The two images above are extremely similar in form. The image to the left is a photograph taken from the Snaptun Stone, discovered in 1950 in Snaptun, Denmark and dating back to around 1,000 CE. It is believed that this stone was a hearth stone. The nozzle of a bellows would have been inserted into the hole at the front of the stone. Air blown through the stone would cause flames to shoot forth from the top of it. This is significant for we know that Loki is associated with fire.

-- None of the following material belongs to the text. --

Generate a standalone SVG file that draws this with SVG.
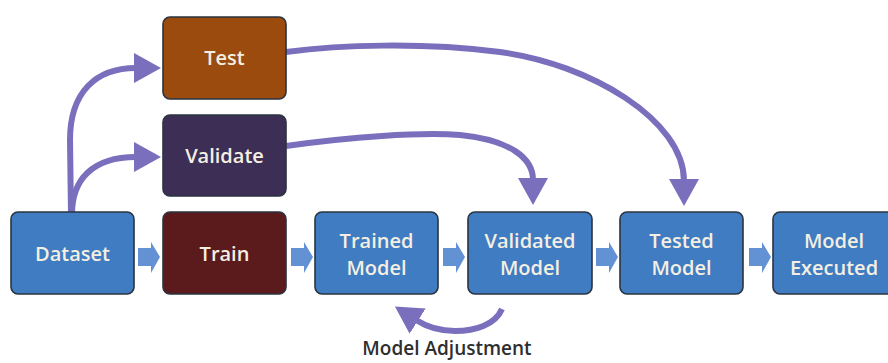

"Logi, as we have seen, was a second son of Forniotr, and the three brothers Hler, Logi, Kari on the whole seem to represent water, air and fire as elements. Now a striking narrative (Sn. 54.60) places Logi by the side of Loki, a being from the giant province beside a kinsman and companion to the gods. This is no mere play upon words, the two really signify the same thing from different points of view, Logi the natural force of fire, and Loki, with a shifting of the sound, a shifting of the sense: of the burly giant has been made a sly seducing villain. The two may be compared to the Prometheus and the Hephaestus (Vulcan) of the Greeks; Okeanos was a friend and kinsman of the former. But the two get mixed up. " (Teutonic Mythology Volume 1, Jacob Grimm)
Grimm goes on to make some comparisons between these two sets of Germanic and Greek deities which is rather convincing.
"The name Loki, like that of the Latin Vulcanus, denotes the light or blaze of fire, and in such phrases as Locke dricker vand, Loki drinks water, described the phenomena of the sun drinking when its light streams in shafts from the cloud rifts to the earth or the waters beneath. The word thus carries us to the old verb liuhan, the Latin lucere, to shine, and to Logi as its earlier form, the modern German lohe, glow; but as the Greek tradition referred the name Oidipous......., to know and to swell, so a supposed connexion with the verb lukan, to shut or lock, substituted the name Loki for Logi, and modified his character accordingly." (The Mythology of the Aryan Nations Volume II, George William Cox)
I have noted before the etymological connection between Loki and the Celtic Lugh. The Proto-Celtic root *lug may be derived from the Proto-Indo-European *leuk, meaning to shine.
The identification of the Snaptun Stone with Loki is also enhanced by the fact that the face on the stone has a scarred lip which we know was one of Loki`s features from the tale related in Skladskaparmal in the Younger Edda where the sons of Ivaldi stitched up Loki's lips.
The second image is of an amulet found as part of the Gnezdovo hoard in Russia. It is commonly assumed (without any evidence) to be an amulet associated with Odin. However some feel that the deity it depicts is more likely to be Loki and when one considers the similarity in likeness between the amulet and the stone I must conclude that it is intended to be Loki which helps to weaken the assumption of most scholars that Loki had no cult!